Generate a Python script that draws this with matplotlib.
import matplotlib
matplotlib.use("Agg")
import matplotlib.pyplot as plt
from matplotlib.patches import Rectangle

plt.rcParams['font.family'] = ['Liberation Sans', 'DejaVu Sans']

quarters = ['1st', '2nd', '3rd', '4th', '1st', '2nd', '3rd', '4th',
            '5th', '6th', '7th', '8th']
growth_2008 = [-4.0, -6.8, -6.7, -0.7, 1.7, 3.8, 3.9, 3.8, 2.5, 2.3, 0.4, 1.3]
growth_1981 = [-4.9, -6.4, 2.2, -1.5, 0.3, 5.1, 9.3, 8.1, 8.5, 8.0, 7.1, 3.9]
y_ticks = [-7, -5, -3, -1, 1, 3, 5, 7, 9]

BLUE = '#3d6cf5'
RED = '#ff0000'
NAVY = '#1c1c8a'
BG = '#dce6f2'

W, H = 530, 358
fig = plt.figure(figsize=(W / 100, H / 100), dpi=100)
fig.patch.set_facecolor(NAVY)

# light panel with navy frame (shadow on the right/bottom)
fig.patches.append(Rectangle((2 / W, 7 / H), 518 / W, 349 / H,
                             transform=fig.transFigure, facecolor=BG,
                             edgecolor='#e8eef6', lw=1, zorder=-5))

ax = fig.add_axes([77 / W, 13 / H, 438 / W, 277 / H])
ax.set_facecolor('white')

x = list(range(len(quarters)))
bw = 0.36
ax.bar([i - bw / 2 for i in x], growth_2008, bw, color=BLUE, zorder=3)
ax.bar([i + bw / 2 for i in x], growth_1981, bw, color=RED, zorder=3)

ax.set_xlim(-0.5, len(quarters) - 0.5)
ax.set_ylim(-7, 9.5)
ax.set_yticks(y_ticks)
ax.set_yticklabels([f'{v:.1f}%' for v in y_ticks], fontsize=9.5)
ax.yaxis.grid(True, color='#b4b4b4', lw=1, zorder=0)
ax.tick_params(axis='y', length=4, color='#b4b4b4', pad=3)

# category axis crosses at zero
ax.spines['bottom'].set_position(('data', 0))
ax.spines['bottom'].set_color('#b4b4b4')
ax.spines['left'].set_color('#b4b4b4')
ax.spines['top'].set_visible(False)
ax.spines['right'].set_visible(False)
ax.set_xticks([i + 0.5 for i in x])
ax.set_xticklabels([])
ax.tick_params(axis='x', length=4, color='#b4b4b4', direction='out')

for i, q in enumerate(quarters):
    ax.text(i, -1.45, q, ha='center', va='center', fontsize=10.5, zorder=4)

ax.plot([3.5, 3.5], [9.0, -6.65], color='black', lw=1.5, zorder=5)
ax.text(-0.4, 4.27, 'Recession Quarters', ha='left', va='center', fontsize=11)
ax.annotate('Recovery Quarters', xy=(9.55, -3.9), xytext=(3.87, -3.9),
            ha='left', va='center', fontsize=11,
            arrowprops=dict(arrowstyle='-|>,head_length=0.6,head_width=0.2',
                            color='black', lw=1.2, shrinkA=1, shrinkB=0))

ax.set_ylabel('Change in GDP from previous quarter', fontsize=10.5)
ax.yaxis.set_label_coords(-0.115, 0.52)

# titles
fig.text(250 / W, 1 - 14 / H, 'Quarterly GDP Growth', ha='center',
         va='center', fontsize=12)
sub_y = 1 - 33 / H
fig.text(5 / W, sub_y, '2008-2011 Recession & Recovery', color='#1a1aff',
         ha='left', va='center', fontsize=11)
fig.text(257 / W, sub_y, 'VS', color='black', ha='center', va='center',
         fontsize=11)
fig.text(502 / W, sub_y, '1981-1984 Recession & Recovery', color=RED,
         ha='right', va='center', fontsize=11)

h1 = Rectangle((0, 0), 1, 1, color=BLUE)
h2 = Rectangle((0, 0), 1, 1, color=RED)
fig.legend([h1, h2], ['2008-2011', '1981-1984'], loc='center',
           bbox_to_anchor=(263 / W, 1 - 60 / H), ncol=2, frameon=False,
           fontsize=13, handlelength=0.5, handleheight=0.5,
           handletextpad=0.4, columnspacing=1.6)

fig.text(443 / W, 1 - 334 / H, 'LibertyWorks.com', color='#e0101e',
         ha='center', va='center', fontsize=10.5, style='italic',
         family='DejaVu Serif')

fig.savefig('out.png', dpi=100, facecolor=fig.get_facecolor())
--
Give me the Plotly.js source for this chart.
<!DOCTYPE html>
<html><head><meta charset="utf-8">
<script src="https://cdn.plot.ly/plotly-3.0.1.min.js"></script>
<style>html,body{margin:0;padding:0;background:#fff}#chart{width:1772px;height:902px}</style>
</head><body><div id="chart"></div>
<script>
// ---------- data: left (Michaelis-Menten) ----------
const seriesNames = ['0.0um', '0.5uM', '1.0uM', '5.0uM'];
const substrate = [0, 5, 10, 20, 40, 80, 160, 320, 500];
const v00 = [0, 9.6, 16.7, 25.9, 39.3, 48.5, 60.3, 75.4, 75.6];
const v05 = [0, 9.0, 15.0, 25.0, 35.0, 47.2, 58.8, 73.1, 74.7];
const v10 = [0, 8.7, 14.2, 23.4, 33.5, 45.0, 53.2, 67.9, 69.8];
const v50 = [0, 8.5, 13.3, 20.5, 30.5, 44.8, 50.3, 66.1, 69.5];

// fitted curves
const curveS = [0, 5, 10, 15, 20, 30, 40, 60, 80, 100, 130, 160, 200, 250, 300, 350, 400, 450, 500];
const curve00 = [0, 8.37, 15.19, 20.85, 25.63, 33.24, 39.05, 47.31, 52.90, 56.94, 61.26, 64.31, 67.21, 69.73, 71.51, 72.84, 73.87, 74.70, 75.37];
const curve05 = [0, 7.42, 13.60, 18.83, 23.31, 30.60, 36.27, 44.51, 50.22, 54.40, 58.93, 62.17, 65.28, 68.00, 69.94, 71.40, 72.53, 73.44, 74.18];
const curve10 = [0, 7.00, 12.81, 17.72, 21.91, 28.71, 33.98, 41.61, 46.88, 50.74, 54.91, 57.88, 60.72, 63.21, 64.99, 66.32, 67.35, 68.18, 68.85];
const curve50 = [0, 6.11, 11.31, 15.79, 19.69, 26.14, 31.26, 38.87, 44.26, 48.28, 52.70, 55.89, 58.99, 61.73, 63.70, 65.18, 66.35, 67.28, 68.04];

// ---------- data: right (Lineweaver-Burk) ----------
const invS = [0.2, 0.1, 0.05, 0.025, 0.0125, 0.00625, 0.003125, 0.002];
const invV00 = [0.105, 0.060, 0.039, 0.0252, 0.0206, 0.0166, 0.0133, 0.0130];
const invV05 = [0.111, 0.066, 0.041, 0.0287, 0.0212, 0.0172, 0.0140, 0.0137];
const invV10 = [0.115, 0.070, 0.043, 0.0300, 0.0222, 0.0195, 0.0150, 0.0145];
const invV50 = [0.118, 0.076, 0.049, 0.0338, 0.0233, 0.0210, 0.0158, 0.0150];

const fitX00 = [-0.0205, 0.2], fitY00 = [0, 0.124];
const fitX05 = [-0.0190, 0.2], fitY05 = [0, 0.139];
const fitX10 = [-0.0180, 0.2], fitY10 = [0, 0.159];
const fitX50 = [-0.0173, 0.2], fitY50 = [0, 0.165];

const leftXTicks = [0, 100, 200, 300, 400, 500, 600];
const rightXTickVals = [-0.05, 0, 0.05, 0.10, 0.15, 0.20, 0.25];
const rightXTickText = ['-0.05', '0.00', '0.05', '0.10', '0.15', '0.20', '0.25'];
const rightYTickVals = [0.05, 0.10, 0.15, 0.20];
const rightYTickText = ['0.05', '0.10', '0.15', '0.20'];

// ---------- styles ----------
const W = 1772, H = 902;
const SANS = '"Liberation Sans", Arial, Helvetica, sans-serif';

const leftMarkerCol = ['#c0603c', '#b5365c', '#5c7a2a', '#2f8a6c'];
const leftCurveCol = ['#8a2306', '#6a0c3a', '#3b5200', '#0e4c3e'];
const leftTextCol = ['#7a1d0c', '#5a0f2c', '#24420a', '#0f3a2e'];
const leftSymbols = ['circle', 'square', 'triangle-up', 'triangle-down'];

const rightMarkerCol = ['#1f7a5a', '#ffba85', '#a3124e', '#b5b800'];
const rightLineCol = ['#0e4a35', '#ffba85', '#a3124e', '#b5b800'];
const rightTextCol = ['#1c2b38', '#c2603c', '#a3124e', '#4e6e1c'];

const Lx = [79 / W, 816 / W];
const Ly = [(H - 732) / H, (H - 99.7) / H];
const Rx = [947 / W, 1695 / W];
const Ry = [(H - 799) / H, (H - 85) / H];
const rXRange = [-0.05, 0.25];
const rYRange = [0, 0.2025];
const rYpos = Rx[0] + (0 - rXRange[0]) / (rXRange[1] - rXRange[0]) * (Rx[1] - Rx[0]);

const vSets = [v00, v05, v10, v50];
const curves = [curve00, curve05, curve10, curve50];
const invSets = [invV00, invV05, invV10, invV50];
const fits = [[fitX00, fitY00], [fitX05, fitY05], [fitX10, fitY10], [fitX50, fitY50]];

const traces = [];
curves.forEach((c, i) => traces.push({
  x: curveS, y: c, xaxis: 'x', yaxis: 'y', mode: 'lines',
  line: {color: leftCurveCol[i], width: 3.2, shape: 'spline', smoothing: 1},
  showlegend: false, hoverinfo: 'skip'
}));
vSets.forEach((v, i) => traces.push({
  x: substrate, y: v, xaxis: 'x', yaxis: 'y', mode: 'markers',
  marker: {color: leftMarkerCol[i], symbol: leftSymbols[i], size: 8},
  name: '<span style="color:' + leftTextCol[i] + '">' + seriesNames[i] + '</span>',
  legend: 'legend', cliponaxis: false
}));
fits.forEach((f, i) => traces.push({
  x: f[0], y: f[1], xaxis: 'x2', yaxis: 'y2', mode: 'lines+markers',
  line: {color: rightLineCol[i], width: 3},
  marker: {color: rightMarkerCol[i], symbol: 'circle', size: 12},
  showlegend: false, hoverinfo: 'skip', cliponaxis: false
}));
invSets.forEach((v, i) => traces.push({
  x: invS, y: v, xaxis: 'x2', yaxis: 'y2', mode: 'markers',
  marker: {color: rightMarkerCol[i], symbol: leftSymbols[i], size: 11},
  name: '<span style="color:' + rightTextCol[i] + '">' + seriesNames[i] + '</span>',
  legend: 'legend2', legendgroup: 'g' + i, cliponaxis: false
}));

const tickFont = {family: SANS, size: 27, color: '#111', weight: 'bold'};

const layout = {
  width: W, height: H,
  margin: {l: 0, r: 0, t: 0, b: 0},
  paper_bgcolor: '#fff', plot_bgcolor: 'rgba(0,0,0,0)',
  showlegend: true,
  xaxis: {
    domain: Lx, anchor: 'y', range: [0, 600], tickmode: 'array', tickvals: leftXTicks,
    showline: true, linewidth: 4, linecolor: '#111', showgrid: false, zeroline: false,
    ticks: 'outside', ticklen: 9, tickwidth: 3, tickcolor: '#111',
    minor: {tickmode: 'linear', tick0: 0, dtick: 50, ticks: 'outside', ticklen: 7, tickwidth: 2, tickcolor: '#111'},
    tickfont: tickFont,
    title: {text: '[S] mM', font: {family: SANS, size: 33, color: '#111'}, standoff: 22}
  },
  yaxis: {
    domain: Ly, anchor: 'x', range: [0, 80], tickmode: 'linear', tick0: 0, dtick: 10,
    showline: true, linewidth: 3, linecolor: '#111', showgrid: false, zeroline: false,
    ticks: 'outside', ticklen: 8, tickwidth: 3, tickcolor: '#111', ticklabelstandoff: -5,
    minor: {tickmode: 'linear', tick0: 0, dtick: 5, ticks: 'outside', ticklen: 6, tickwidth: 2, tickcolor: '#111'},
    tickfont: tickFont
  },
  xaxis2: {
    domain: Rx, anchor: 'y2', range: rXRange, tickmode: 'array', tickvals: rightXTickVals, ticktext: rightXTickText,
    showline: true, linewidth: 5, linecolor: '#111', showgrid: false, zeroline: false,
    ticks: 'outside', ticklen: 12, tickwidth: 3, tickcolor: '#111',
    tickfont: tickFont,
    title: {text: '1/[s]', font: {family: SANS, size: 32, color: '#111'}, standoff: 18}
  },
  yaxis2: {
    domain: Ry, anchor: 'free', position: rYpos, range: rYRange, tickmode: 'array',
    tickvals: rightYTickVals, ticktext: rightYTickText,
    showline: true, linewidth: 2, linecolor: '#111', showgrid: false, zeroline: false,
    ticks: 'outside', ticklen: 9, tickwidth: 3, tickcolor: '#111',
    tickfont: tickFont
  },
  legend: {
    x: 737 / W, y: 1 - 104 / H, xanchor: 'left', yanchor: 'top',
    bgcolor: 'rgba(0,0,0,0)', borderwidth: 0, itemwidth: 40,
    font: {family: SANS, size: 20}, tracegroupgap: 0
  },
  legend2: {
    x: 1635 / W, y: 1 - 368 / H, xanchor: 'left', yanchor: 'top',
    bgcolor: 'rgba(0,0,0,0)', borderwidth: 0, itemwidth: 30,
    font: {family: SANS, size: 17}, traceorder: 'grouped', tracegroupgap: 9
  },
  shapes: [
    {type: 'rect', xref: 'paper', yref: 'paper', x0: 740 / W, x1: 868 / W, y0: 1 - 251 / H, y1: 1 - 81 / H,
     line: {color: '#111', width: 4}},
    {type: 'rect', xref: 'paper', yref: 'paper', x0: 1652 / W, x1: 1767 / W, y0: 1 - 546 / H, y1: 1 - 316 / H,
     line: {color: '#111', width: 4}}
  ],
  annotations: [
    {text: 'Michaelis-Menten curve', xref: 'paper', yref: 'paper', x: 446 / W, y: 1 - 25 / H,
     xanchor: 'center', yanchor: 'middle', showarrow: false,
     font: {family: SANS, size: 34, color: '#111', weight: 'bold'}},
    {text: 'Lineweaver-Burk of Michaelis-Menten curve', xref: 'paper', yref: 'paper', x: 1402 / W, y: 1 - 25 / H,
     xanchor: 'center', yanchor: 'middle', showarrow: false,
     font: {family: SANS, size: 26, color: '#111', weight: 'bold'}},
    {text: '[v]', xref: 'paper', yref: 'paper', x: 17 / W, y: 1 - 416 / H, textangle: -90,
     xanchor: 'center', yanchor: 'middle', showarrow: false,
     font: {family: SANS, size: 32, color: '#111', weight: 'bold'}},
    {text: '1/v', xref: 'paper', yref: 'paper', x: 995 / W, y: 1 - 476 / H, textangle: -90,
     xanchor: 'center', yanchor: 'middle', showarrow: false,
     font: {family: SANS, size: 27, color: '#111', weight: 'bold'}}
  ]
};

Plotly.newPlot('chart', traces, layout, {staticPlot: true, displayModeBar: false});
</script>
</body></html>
--
> _EXERCISE DESCRIPTION_:
Everything from the line containing "Give me the Plotly.js source for this chart." down to the line containing "66.35, 67.28, 68.04];" should be retyped exactly, both lines included, and nothing more.

> _REPLY TO THE TASK_:
Give me the Plotly.js source for this chart.
<!DOCTYPE html>
<html><head><meta charset="utf-8">
<script src="https://cdn.plot.ly/plotly-3.0.1.min.js"></script>
<style>html,body{margin:0;padding:0;background:#fff}#chart{width:1772px;height:902px}</style>
</head><body><div id="chart"></div>
<script>
// ---------- data: left (Michaelis-Menten) ----------
const seriesNames = ['0.0um', '0.5uM', '1.0uM', '5.0uM'];
const substrate = [0, 5, 10, 20, 40, 80, 160, 320, 500];
const v00 = [0, 9.6, 16.7, 25.9, 39.3, 48.5, 60.3, 75.4, 75.6];
const v05 = [0, 9.0, 15.0, 25.0, 35.0, 47.2, 58.8, 73.1, 74.7];
const v10 = [0, 8.7, 14.2, 23.4, 33.5, 45.0, 53.2, 67.9, 69.8];
const v50 = [0, 8.5, 13.3, 20.5, 30.5, 44.8, 50.3, 66.1, 69.5];

// fitted curves
const curveS = [0, 5, 10, 15, 20, 30, 40, 60, 80, 100, 130, 160, 200, 250, 300, 350, 400, 450, 500];
const curve00 = [0, 8.37, 15.19, 20.85, 25.63, 33.24, 39.05, 47.31, 52.90, 56.94, 61.26, 64.31, 67.21, 69.73, 71.51, 72.84, 73.87, 74.70, 75.37];
const curve05 = [0, 7.42, 13.60, 18.83, 23.31, 30.60, 36.27, 44.51, 50.22, 54.40, 58.93, 62.17, 65.28, 68.00, 69.94, 71.40, 72.53, 73.44, 74.18];
const curve10 = [0, 7.00, 12.81, 17.72, 21.91, 28.71, 33.98, 41.61, 46.88, 50.74, 54.91, 57.88, 60.72, 63.21, 64.99, 66.32, 67.35, 68.18, 68.85];
const curve50 = [0, 6.11, 11.31, 15.79, 19.69, 26.14, 31.26, 38.87, 44.26, 48.28, 52.70, 55.89, 58.99, 61.73, 63.70, 65.18, 66.35, 67.28, 68.04];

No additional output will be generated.